SAS has powerful features for reading data out of text files (including datalines and external .CSV), but while reading text, you may find your data set is missing rows and the log has this non-intuitive error message (well, “note”):

NOTE: SAS went to a new line when INPUT statement reached past the end of a line

The best solution depends on the situation.

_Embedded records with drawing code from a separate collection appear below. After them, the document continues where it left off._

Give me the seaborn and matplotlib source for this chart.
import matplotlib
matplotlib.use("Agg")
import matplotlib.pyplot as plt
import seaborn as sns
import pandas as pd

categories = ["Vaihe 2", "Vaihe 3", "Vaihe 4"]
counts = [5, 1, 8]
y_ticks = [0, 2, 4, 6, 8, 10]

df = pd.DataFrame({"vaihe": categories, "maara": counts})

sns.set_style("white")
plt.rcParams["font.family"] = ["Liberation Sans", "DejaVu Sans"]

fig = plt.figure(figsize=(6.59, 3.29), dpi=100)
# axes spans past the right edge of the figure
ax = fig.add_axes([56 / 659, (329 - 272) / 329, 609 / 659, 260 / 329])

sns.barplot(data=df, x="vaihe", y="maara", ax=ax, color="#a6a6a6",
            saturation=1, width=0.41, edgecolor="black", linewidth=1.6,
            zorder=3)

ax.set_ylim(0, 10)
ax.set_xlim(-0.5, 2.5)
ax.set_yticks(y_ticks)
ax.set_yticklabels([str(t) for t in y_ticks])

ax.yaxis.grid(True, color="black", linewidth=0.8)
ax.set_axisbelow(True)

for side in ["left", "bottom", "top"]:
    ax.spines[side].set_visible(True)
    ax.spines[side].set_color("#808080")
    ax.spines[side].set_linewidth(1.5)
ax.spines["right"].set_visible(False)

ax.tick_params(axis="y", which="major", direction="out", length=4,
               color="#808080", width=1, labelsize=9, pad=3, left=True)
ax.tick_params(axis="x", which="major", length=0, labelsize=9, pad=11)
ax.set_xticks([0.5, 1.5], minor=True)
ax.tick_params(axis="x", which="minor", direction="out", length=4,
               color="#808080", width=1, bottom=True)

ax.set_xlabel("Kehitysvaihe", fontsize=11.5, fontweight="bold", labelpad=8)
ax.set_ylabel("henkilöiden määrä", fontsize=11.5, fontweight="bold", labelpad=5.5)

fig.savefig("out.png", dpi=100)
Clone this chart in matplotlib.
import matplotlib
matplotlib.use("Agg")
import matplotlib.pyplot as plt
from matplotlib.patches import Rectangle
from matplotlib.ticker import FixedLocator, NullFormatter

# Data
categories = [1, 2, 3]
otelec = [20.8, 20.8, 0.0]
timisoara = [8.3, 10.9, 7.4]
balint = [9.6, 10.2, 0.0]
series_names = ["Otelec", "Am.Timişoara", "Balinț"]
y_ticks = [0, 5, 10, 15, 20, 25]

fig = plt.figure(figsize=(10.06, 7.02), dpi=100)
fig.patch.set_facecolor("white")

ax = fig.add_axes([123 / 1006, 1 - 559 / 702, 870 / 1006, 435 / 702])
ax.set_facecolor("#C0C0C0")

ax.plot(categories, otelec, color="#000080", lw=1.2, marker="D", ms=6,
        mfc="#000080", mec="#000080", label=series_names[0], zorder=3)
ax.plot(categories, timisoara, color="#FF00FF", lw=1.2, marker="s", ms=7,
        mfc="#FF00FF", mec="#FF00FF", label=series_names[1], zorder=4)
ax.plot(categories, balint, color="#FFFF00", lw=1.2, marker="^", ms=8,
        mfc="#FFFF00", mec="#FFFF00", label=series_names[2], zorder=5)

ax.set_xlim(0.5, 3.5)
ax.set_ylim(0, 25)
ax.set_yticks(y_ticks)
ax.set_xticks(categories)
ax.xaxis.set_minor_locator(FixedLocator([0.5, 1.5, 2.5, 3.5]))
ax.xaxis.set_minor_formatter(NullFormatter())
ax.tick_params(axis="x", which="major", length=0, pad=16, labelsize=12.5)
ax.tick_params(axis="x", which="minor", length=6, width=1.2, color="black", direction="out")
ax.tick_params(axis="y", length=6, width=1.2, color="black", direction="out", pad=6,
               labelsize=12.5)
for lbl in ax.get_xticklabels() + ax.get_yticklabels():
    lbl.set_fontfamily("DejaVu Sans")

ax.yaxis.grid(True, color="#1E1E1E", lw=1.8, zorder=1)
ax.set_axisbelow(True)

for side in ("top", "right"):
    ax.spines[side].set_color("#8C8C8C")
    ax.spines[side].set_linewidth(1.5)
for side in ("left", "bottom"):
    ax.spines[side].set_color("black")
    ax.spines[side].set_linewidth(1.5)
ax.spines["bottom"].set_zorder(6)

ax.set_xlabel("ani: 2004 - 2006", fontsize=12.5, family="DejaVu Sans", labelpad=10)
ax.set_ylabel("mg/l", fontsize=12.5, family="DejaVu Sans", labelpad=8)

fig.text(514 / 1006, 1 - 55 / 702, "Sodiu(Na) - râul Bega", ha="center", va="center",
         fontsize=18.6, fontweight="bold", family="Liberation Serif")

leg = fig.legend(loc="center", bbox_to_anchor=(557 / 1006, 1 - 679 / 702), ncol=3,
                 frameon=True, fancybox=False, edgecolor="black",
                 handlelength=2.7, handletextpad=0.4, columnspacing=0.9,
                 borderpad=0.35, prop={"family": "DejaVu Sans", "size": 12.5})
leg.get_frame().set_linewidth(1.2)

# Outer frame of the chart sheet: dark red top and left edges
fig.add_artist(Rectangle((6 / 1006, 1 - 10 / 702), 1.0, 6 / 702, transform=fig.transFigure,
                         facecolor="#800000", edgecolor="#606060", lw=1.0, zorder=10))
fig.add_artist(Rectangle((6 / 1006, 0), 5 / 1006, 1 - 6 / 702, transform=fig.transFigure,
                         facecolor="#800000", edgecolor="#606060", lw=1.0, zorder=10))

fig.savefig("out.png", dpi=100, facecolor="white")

Example 1: number and character variables

First, let’s recreate the error with one number and one character variable:

data rickroll;
	input line 1. lyric $200. ;
datalines;
0 I just wanna tell you how I'm feeling
1 Gotta make you understand
2 Never gonna give you up
3 Never gonna let you down
;

SAS is trying to fill the second variable lyric with 200 characters. Because there is not enough data provided, SAS is reaching the end of the line. There are several options to deal with this situation (from the SAS documentation on INFILE):

  • FLOWOVER: causes an INPUT statement to continue to read the next input data record if it does not find values in the current input line for all the variables in the statement. FLOWOVER is the default behavior of the INPUT statement.
  • MISSOVER: prevents an INPUT statement from reading a new input data record if it does not find values in the current input line for all the variables in the statement. When an INPUT statement reaches the end of the current input data record, variables without any values assigned are set to missing.
  • STOPOVER: causes the DATA step to stop processing if an INPUT statement reaches the end of the current record without finding values for all variables in the statement. When an input line does not contain the expected number of values, SAS sets _ERROR_ to 1, stops building the data set as if a STOP statement has executed, and prints the incomplete data line.
  • TRUNCOVER: overrides the default behavior of the INPUT statement when an input data record is shorter than the INPUT statement expects. By default, the INPUT statement automatically reads the next input data record. TRUNCOVER enables you to read variable-length records when some records are shorter than the INPUT statement expects. Variables without any values assigned are set to missing.

In our case, the most appropriate is TRUNCOVER like this:

data rickroll;
	infile datalines truncover;	
	input line 1. lyric $200. ;
datalines;
0 I just wanna tell you how I'm feeling
1 Gotta make you understand
2 Never gonna give you up
3 Never gonna let you down
;

Now the data set is complete (with four rows), and the SAS log doesn’t have any complaints.

Example 2: three numbers

Now we’ll create a data set with three numeric variables but won’t specify how to treat the exception, and watch what happens to the data set.

data lame_numbers;
	infile datalines  delimiter=','; ;	
	input a b c;
datalines;
0,1,2
3
.,4
;

SAS screenshot

Oh no! SAS defaulted to FLOWOVER behavior which combined the second and third rows: that could cause some problems. Let’s fix it with MISSOVER:

data lame_numbers;
	infile datalines missover delimiter=','; ;	
	input a b c;
datalines;
0,1,2
3
.,4
;

Now we have three rows:

Tested with Base SAS 9.2 on Windows XP SP3.

4 thoughts on “SAS went to a new line when INPUT statement reached past the end of a line

    • Chris, if the Oregon State Legislature can slip lyrics into floor speeches, why not SAS code? 🙂

  1. thanks so much for the clear and helpful tip. just saved me from some serious confusion! SAS gave me only half my rows of data back and a note that just said ‘LOST CARD’ so this was really helpful.